▶ EXERCISE DIRECTIONS: Find all lines in the listing that include the word "chart", then copy them.

▶ RAW RECORDS:
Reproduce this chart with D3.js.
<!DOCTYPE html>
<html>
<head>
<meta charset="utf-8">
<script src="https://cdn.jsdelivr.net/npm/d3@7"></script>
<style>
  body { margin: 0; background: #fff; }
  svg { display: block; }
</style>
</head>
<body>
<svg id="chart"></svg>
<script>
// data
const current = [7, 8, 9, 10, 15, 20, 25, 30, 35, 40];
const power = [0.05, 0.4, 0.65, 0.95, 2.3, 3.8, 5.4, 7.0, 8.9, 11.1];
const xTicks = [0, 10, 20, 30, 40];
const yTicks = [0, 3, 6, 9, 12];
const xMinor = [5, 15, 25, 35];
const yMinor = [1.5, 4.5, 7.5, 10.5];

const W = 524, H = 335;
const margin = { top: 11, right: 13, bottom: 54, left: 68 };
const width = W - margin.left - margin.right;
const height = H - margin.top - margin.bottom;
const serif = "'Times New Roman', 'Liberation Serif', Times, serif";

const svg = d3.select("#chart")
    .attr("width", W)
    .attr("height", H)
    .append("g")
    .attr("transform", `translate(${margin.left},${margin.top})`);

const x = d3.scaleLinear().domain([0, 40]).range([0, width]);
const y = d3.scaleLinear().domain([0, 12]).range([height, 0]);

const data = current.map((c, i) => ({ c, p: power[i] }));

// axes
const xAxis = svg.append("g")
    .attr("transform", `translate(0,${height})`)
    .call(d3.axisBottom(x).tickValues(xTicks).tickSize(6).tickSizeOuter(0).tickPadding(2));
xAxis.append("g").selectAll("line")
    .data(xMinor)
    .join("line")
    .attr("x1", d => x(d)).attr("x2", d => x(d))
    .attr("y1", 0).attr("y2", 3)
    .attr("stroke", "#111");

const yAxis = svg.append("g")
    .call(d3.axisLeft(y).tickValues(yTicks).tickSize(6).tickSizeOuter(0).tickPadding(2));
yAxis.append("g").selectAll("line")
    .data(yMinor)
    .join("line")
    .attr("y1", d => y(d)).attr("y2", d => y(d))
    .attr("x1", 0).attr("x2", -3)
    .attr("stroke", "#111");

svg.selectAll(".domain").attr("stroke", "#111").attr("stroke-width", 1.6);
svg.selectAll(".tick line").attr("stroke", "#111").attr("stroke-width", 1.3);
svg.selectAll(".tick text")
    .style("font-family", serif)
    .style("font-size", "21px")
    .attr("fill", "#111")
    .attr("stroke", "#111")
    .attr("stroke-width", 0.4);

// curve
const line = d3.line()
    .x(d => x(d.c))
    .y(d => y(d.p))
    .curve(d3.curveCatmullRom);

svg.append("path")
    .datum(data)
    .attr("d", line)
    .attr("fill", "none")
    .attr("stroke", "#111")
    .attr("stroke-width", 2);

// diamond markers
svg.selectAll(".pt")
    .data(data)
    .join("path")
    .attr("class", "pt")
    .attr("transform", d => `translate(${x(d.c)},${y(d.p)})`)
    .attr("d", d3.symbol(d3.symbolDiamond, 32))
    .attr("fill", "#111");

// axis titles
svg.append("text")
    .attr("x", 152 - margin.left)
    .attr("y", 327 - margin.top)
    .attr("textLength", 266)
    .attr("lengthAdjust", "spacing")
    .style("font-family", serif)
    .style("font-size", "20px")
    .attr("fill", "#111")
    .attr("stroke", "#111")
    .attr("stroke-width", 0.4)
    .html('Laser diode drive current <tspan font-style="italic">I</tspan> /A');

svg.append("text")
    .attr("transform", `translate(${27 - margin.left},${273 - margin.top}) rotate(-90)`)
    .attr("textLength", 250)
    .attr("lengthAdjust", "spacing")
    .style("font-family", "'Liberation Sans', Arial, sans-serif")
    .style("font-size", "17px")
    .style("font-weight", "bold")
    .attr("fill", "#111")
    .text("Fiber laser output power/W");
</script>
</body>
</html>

==

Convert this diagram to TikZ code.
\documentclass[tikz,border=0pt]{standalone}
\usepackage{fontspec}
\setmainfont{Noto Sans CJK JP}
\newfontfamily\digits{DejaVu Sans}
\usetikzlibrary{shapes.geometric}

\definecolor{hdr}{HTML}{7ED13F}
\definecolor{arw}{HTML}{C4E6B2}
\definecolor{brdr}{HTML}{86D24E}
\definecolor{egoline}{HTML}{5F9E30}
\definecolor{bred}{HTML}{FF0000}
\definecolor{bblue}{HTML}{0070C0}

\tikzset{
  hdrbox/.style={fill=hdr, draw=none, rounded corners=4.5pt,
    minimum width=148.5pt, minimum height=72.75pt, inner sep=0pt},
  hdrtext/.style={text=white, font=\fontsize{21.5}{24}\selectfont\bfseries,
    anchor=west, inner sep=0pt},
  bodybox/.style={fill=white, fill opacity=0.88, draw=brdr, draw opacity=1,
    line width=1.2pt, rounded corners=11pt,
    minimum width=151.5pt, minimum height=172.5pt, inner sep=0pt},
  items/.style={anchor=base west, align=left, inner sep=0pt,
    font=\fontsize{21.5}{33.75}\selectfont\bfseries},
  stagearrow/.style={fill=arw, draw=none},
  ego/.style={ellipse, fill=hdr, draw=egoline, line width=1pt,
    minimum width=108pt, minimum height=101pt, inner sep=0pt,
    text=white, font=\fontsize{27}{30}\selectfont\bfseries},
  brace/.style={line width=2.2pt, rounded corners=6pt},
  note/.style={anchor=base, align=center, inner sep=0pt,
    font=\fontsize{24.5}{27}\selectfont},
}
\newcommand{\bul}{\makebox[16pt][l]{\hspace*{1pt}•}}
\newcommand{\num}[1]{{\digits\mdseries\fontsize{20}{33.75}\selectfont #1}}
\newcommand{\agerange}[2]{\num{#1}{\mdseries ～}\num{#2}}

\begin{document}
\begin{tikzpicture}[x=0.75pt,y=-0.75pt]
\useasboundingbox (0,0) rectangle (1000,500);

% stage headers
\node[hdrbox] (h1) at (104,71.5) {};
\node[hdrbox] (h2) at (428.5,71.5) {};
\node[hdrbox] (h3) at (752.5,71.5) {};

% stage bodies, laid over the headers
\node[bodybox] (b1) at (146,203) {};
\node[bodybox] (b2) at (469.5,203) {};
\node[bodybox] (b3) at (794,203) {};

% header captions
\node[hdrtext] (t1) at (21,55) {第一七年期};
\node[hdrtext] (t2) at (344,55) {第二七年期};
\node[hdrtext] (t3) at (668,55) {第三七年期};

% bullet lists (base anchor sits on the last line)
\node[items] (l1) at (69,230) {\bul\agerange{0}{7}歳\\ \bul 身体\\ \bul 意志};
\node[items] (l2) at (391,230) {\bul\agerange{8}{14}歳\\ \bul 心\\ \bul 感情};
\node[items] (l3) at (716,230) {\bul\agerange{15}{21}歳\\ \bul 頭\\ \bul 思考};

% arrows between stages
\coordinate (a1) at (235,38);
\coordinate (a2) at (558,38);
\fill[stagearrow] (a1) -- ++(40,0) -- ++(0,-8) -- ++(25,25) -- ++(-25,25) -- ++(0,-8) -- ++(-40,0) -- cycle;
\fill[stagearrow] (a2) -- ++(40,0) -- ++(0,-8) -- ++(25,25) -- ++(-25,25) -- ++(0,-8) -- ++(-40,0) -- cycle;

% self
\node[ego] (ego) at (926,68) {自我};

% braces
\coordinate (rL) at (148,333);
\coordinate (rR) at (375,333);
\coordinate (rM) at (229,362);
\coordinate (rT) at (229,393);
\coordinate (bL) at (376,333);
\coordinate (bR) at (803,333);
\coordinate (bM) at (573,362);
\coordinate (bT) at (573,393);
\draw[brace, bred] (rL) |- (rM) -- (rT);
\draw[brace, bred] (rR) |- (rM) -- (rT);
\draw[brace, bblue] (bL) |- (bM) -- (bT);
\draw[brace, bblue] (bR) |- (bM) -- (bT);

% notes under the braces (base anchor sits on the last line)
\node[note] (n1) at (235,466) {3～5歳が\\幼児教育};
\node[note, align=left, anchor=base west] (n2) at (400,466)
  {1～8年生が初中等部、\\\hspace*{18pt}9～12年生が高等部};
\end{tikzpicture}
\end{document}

▶ WRITTEN SOLUTION:
Reproduce this chart with D3.js.
<svg id="chart"></svg>
const svg = d3.select("#chart")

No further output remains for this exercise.